• The data:
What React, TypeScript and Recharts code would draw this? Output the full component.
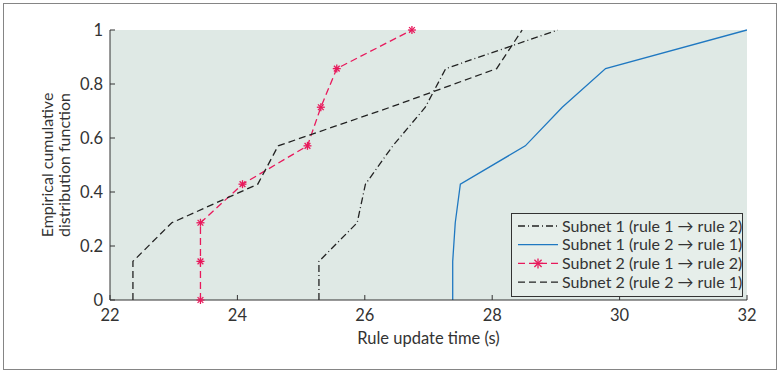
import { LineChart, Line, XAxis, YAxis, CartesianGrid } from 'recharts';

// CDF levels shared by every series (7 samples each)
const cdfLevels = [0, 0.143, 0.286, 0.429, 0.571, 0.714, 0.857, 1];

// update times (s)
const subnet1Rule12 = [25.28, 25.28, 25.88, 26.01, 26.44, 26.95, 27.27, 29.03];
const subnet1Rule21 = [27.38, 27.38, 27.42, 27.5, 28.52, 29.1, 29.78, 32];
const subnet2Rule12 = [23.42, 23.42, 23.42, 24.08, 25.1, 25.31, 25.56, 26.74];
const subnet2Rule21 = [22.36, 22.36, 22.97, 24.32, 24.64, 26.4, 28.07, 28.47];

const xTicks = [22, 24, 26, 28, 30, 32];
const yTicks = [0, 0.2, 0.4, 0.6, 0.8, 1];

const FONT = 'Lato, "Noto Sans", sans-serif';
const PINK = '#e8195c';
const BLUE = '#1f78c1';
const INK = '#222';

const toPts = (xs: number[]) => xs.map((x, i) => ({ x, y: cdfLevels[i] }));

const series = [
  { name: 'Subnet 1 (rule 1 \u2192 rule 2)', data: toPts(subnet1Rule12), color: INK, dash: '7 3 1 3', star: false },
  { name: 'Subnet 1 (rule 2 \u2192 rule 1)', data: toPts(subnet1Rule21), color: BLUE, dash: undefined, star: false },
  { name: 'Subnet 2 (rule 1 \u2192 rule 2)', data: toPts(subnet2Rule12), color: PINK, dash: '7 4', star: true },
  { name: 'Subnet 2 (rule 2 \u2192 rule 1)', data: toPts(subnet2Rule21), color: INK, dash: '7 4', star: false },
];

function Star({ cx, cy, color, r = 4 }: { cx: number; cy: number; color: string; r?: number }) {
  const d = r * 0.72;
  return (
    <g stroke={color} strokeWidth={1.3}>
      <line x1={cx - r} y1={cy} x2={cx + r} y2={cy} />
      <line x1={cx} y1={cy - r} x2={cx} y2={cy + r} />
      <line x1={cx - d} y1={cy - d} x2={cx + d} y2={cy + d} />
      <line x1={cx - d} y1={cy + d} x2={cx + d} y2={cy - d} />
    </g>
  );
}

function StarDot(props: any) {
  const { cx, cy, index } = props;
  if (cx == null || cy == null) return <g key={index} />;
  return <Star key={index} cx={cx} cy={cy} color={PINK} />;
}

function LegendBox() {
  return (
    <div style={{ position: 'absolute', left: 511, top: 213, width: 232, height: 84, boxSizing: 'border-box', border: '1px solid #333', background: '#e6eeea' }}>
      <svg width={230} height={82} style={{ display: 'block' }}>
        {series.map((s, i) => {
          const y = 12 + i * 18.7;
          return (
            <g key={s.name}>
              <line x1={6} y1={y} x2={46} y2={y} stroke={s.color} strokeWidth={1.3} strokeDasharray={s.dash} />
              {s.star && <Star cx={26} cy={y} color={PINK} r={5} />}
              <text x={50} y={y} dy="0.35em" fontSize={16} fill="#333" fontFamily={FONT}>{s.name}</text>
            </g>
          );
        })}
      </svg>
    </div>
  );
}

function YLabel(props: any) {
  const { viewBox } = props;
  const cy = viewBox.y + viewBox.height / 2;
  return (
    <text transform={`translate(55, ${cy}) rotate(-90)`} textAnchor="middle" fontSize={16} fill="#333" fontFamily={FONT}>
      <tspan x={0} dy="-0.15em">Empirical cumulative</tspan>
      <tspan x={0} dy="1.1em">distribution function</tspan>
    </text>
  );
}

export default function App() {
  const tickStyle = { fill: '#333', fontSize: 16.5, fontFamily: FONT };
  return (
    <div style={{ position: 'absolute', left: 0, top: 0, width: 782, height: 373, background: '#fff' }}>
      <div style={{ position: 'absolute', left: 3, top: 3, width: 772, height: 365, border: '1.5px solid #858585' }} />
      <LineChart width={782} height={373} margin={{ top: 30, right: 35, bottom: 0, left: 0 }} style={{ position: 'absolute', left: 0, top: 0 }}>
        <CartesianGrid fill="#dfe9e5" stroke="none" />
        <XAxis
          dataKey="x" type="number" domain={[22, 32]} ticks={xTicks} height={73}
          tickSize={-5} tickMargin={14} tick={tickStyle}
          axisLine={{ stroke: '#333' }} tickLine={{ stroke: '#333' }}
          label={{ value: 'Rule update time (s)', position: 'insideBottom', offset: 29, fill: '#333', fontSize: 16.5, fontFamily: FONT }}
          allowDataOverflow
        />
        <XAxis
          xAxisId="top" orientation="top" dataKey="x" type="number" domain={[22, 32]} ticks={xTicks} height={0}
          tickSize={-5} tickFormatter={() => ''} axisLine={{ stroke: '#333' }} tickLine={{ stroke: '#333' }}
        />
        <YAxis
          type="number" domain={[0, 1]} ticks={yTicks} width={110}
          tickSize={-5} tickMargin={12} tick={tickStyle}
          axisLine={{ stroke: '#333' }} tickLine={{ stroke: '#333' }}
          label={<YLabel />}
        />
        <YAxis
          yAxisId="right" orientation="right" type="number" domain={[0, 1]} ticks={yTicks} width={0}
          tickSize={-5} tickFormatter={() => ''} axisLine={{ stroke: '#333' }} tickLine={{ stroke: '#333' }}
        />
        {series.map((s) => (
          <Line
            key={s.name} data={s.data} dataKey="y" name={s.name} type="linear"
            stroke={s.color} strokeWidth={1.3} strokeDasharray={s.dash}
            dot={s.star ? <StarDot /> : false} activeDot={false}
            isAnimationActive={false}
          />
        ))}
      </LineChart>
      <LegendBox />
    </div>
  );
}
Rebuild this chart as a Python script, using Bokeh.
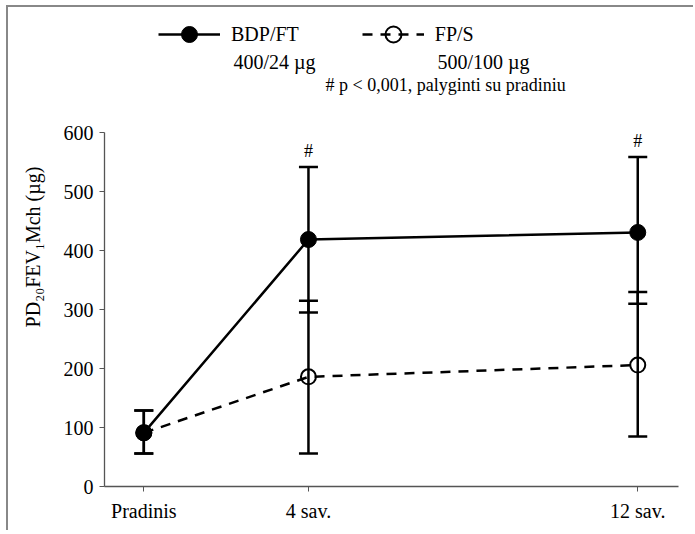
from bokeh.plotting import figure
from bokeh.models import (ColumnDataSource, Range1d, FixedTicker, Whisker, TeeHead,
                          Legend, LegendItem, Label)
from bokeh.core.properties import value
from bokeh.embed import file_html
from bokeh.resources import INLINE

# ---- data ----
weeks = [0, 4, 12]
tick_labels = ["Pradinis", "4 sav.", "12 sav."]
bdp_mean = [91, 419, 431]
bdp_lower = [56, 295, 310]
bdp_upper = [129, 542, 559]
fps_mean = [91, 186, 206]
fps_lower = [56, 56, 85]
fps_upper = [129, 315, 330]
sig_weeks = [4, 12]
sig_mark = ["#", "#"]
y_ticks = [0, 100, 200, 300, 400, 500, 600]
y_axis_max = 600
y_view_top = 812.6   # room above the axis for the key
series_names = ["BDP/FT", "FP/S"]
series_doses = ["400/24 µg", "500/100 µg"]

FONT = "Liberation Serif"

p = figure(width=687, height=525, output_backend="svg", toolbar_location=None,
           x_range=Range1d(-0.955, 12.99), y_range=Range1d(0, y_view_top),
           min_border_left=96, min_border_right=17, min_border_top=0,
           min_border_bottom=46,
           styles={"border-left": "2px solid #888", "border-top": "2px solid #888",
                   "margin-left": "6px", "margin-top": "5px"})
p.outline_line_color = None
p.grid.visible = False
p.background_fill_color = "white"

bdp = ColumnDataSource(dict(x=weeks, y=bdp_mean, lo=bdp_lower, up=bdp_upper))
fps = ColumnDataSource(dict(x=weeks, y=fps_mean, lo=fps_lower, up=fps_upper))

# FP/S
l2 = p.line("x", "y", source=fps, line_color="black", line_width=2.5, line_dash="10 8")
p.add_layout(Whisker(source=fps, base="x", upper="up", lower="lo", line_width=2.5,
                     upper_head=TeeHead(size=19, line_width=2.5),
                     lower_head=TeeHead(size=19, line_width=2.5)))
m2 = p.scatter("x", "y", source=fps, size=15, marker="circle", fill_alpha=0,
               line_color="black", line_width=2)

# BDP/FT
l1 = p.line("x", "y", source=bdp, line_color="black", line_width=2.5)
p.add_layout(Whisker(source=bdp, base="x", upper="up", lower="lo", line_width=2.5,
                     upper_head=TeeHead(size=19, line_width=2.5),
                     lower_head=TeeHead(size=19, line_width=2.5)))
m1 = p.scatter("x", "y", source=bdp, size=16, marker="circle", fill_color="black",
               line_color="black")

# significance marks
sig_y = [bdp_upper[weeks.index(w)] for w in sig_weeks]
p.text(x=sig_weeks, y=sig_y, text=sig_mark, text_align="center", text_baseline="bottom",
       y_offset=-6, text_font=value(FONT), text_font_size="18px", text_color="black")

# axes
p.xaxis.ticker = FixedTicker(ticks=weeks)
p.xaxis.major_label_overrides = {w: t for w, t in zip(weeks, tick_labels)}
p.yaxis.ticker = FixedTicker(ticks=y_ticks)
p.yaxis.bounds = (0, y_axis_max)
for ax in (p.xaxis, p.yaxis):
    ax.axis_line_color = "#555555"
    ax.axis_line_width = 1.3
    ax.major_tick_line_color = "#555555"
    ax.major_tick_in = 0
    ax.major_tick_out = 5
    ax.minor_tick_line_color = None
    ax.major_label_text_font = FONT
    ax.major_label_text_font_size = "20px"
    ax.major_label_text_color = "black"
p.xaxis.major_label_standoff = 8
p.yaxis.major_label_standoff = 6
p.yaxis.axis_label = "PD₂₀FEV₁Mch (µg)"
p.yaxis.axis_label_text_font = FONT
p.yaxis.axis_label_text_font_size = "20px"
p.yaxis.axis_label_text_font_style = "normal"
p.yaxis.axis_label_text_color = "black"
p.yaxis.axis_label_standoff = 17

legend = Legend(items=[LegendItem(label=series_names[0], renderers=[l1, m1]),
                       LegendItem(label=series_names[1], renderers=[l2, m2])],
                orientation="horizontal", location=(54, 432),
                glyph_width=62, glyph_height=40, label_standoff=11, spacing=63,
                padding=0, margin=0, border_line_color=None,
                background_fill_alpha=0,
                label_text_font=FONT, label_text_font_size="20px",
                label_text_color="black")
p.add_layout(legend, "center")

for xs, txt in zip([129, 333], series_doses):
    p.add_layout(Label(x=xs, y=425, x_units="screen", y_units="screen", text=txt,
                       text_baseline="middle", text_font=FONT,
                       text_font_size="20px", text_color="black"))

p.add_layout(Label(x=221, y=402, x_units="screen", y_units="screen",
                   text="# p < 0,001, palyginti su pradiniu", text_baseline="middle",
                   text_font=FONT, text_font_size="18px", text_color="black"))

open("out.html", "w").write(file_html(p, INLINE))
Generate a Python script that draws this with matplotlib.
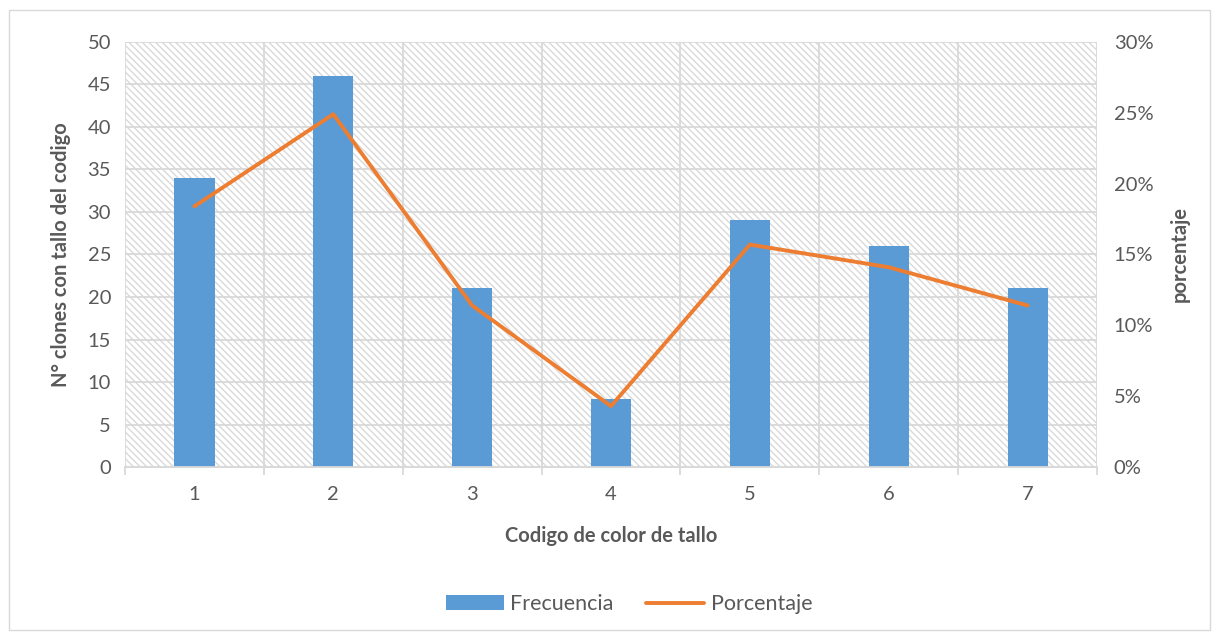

• Requirement: Identify each line of the material where the word "Python" shows up, and copy it.

• The result:
Rebuild this chart as a Python script, using Bokeh.
Generate a Python script that draws this with matplotlib.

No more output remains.